Member of the Løgting
- Incumbent
- Assumed office 1998

Minister of Health and Social Affairs
- In office 2002–2004

Speaker of the Løgting
- In office 2015–2019

Personal details
- Born: 26 July 1967 (age 59) Tórshavn
- Party: Republic

Association football career
- Position: Midfielder

Senior career*
- Years: Team / Apps / (Gls)
- 1987–2003: B71 Sandur / 224 / (55)

International career
- 1993: Faroe Islands / 5 / (0)

= Páll á Reynatúgvu =

Faroese politician and footballer

Páll á Reynatúgvu (born 26 July 1967 in Tórshavn) is a Faroese politician, and former football player, currently serving as speaker of the Faroese Parliament.
He was first elected in 1998, and again in 2002, when he assumed the position of Minister of Health and Social Affairs.
After being re-elected in 2004, he became a member of the "Fíggjarnevndin" (Financial Committee of the Løgting).

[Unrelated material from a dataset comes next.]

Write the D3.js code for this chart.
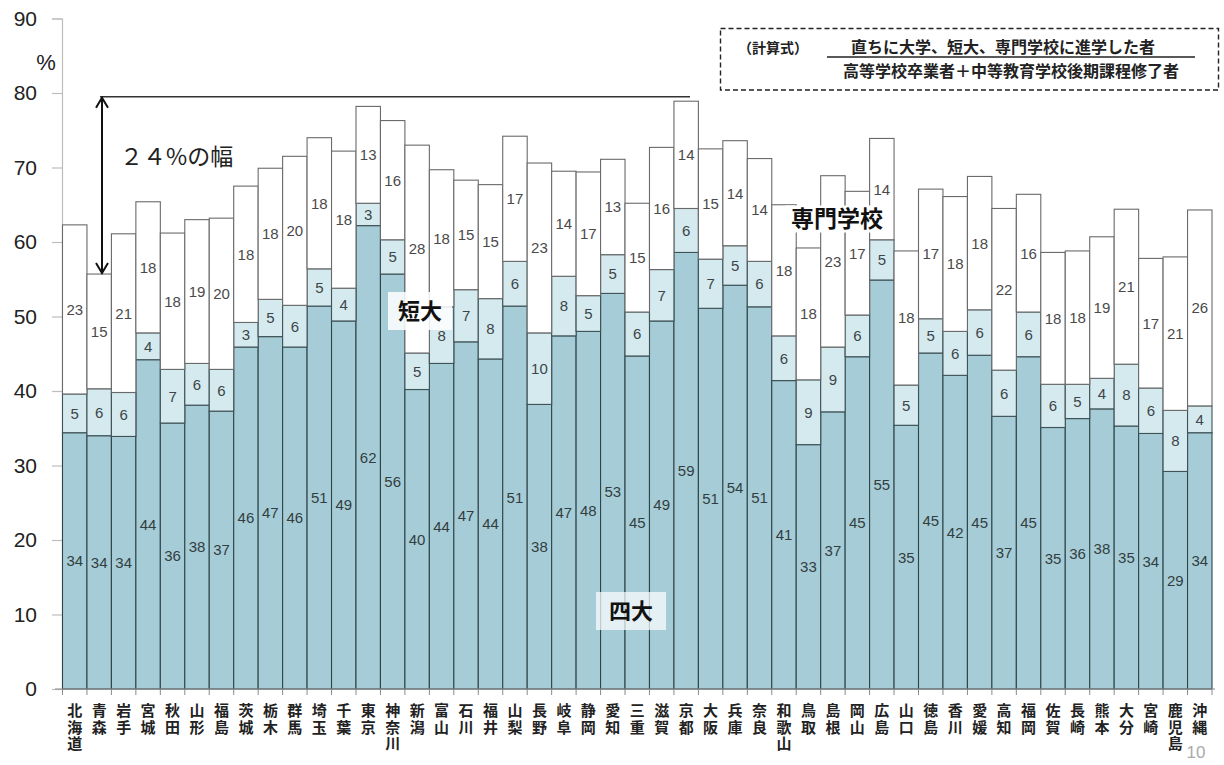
<!DOCTYPE html>
<html lang="ja">
<head>
<meta charset="utf-8">
<script src="https://cdn.jsdelivr.net/npm/d3@7"></script>
<style>
  html, body { margin: 0; padding: 0; background: #fff; }
  svg { display: block; }
  .vlabel { writing-mode: vertical-rl; text-orientation: upright; }
</style>
</head>
<body>
<svg id="chart" width="1224" height="765"></svg>
<script>
// 都道府県別 高校卒業者の進学率（四大・短大・専門学校）
const prefectures = ["北海道","青森","岩手","宮城","秋田","山形","福島","茨城","栃木","群馬",
  "埼玉","千葉","東京","神奈川","新潟","富山","石川","福井","山梨","長野",
  "岐阜","静岡","愛知","三重","滋賀","京都","大阪","兵庫","奈良","和歌山",
  "鳥取","島根","岡山","広島","山口","徳島","香川","愛媛","高知","福岡",
  "佐賀","長崎","熊本","大分","宮崎","鹿児島","沖縄"];

// 四大
const univ = [34.4,34.0,33.9,44.2,35.7,38.1,37.3,45.9,47.3,45.9,
  51.4,49.4,62.2,55.7,40.2,43.7,46.6,44.3,51.4,38.2,
  47.4,48.0,53.1,44.7,49.4,58.6,51.1,54.2,51.3,41.4,
  32.8,37.2,44.6,54.9,35.4,45.1,42.1,44.8,36.6,44.6,
  35.1,36.3,37.6,35.3,34.3,29.2,34.4];

// 短大
const junior = [5.2,6.3,5.9,3.6,7.2,5.6,5.6,3.3,5.0,5.6,
  5.0,4.4,3.0,4.6,4.9,7.6,7.0,8.1,6.0,9.6,
  8.0,4.8,5.2,5.9,6.9,5.9,6.6,5.3,6.1,6.0,
  8.7,8.7,5.6,5.4,5.4,4.6,5.9,6.1,6.2,6.0,
  5.8,4.6,4.1,8.3,6.1,8.2,3.6];

// 専門学校
const vocational = [22.7,15.4,21.3,17.6,18.3,19.3,20.3,18.3,17.6,20.0,
  17.6,18.4,13.0,16.0,27.9,18.4,14.7,15.3,16.8,22.8,
  14.1,16.6,12.8,14.6,16.4,14.4,14.8,14.1,13.8,17.6,
  17.7,23.0,16.6,13.6,18.0,17.4,18.1,17.9,21.7,15.8,
  17.7,17.9,19.0,20.8,17.4,20.6,26.3];

const yTicks = [0,10,20,30,40,50,60,70,80,90];

// 幅の注記（上端の水平線と青森の合計）
const spanTop = 79.5;
const spanLabel = "２４%の幅";

const seriesKeys = ["univ","junior","vocational"];
const seriesNames = {univ: "四大", junior: "短大", vocational: "専門学校"};
const fills = {univ: "#a6cdd7", junior: "#d5eaef", vocational: "#ffffff"};
const strokes = {univ: "#2f4649", junior: "#3f5256", vocational: "#6a6a6a"};

const rows = prefectures.map((p, i) => ({
  pref: p, univ: univ[i], junior: junior[i], vocational: vocational[i]
}));

const svg = d3.select("#chart");
const jp = "'Noto Sans CJK JP', 'Noto Sans', sans-serif";
const num = "'Liberation Sans', Arial, sans-serif";

const x = d3.scaleBand().domain(prefectures).range([62.5, 1212]).padding(0);
const y = d3.scaleLinear().domain([0, 90]).range([689, 18.5]);

// y 軸
const yAxis = d3.axisLeft(y).tickValues(yTicks).tickSize(10).tickPadding(15);
const gy = svg.append("g").attr("transform", "translate(62,0)").call(yAxis);
gy.select(".domain").attr("stroke", "#bdbdbd").attr("stroke-width", 1.2);
gy.selectAll(".tick line").attr("stroke", "#bdbdbd").attr("stroke-width", 1.2);
gy.selectAll(".tick text").attr("font-family", num).attr("font-size", 21).attr("fill", "#222");

svg.append("text").attr("x", 46).attr("y", 70).attr("text-anchor", "middle")
  .attr("font-family", num).attr("font-size", 22).attr("fill", "#222").text("%");

// 積み上げ棒
const stacked = d3.stack().keys(seriesKeys)(rows);

const layers = svg.append("g").selectAll("g").data(stacked).join("g")
  .attr("fill", d => fills[d.key])
  .attr("stroke", d => strokes[d.key])
  .attr("stroke-width", 1.1);

layers.selectAll("rect").data(d => d).join("rect")
  .attr("x", d => x(d.data.pref))
  .attr("width", x.bandwidth())
  .attr("y", d => y(d[1]))
  .attr("height", d => y(d[0]) - y(d[1]));

// データラベル
const labelColor = {univ: "#333d40", junior: "#3c4548", vocational: "#4a4a4a"};
svg.append("g").selectAll("g").data(stacked).join("g")
  .attr("fill", d => labelColor[d.key])
  .each(function(layer) {
    d3.select(this).selectAll("text").data(layer).join("text")
      .attr("x", d => x(d.data.pref) + x.bandwidth() / 2)
      .attr("y", d => (y(d[0]) + y(d[1])) / 2)
      .attr("dy", "0.36em")
      .attr("text-anchor", "middle")
      .attr("font-family", num)
      .attr("font-size", 15)
      .text(d => Math.round(d[1] - d[0]));
  });

// x 軸
svg.append("line").attr("x1", 55).attr("x2", 1215).attr("y1", y(0)).attr("y2", y(0))
  .attr("stroke", "#8a8a8a").attr("stroke-width", 1.2);
const edges = prefectures.map(p => x(p)).concat([x.range()[1]]);
svg.append("g").selectAll("line").data(edges).join("line")
  .attr("x1", d => d).attr("x2", d => d)
  .attr("y1", y(0)).attr("y2", y(0) + 6)
  .attr("stroke", "#8a8a8a").attr("stroke-width", 1);

// 都道府県名（縦書き）
svg.append("g").selectAll("text").data(prefectures).join("text")
  .attr("class", "vlabel")
  .attr("x", d => x(d) + x.bandwidth() / 2)
  .attr("y", 703)
  .attr("font-family", jp).attr("font-weight", "bold")
  .attr("font-size", 15).attr("letter-spacing", 1.5).attr("fill", "#222")
  .text(d => d);

// 注記：最大と最小の幅
const aomori = rows[1].univ + rows[1].junior + rows[1].vocational;
svg.append("line").attr("x1", 100).attr("x2", 690)
  .attr("y1", y(spanTop)).attr("y2", y(spanTop))
  .attr("stroke", "#333").attr("stroke-width", 1.3);
const ax = 102;
const arrow = svg.append("g").attr("stroke", "#111").attr("stroke-width", 2).attr("fill", "none");
arrow.append("line").attr("x1", ax).attr("x2", ax).attr("y1", y(spanTop) + 1).attr("y2", y(aomori) - 1);
arrow.append("path").attr("d", `M${ax - 6},${y(spanTop) + 11} L${ax},${y(spanTop) + 1} L${ax + 6},${y(spanTop) + 11}`);
arrow.append("path").attr("d", `M${ax - 6},${y(aomori) - 11} L${ax},${y(aomori) - 1} L${ax + 6},${y(aomori) - 11}`);

svg.append("text").attr("x", 120).attr("y", 165)
  .attr("font-family", jp).attr("font-size", 23).attr("fill", "#222")
  .text(spanLabel);

// 系列名ラベル
function seriesLabel(text, cx, cy, w, h, bg, size) {
  svg.append("rect").attr("x", cx - w / 2).attr("y", cy - h / 2).attr("width", w).attr("height", h)
    .attr("fill", bg);
  svg.append("text").attr("x", cx).attr("y", cy).attr("dy", "0.36em")
    .attr("text-anchor", "middle").attr("font-family", jp).attr("font-weight", "bold")
    .attr("font-size", size).attr("fill", "#111").text(text);
}
seriesLabel(seriesNames.junior, 420, 311, 64, 38, "rgba(255,255,255,0.85)", 22);
seriesLabel(seriesNames.univ, 631, 611, 70, 38, "rgba(255,255,255,0.7)", 22);
seriesLabel(seriesNames.vocational, 837, 219, 104, 27, "#ffffff", 23);

// 計算式
svg.append("rect").attr("x", 720.5).attr("y", 28.5).attr("width", 498).attr("height", 61.5)
  .attr("fill", "none").attr("stroke", "#222").attr("stroke-width", 1.4)
  .attr("stroke-dasharray", "5,3");
svg.append("text").attr("x", 738).attr("y", 53)
  .attr("font-family", jp).attr("font-weight", "bold").attr("font-size", 14).attr("fill", "#222")
  .text("（計算式）");
svg.append("text").attr("x", 1003).attr("y", 53).attr("text-anchor", "middle")
  .attr("font-family", jp).attr("font-weight", "bold").attr("font-size", 16).attr("fill", "#222")
  .text("直ちに大学、短大、専門学校に進学した者");
svg.append("line").attr("x1", 827).attr("x2", 1195).attr("y1", 57).attr("y2", 57)
  .attr("stroke", "#222").attr("stroke-width", 1.3);
svg.append("text").attr("x", 1011).attr("y", 77).attr("text-anchor", "middle")
  .attr("font-family", jp).attr("font-weight", "bold").attr("font-size", 16).attr("fill", "#222")
  .text("高等学校卒業者＋中等教育学校後期課程修了者");

// ページ番号
svg.append("text").attr("x", 1196).attr("y", 758).attr("text-anchor", "middle")
  .attr("font-family", num).attr("font-size", 17).attr("fill", "#aaa").text("10");
</script>
</body>
</html>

At the 2008 parliamentary elections á Reynatúgvu was not re-elected, but sat in parliament when Anita á Fríðriksmørk took maternity leave, and as his party was a part of the Landsstýri, he was next on the list to get a seat in the parliament. Before Páll á Reynatúgvu was elected for the Løgting in 2011, he was president of the SEV, which provides the Faroe Islands with electricity. He had to quit this job, because the Faroese law does not allow a person to be a member of the Løgting and at the same time to be a member of a governmental owned institution or company.

== Football career ==
Páll á Reynatúgvu played for many years as a midfielder for his local football club, B71 Sandur. For a few seasons, he also served as the team's captain. With his club, he won the Faroese League in 1989 and Faroese Cup 1993.

In 1993 Páll á Reynatúgvu played 5 matches for the Faroe Islands national football team, four of which were 1994 FIFA World Cup qualifiers with one friendly match.
In 1996/97 Páll á Reynatúgvu played two matches with B71 Sandur against APOEL Nicosia from Cyprus in the Champions League. Apoel Nicosia won both matches, but in the away match B71 took a 2-1 lead with goals from Eli Hentze and Páll á Reynatúgvu. APOEL F.C. won the match 4-2.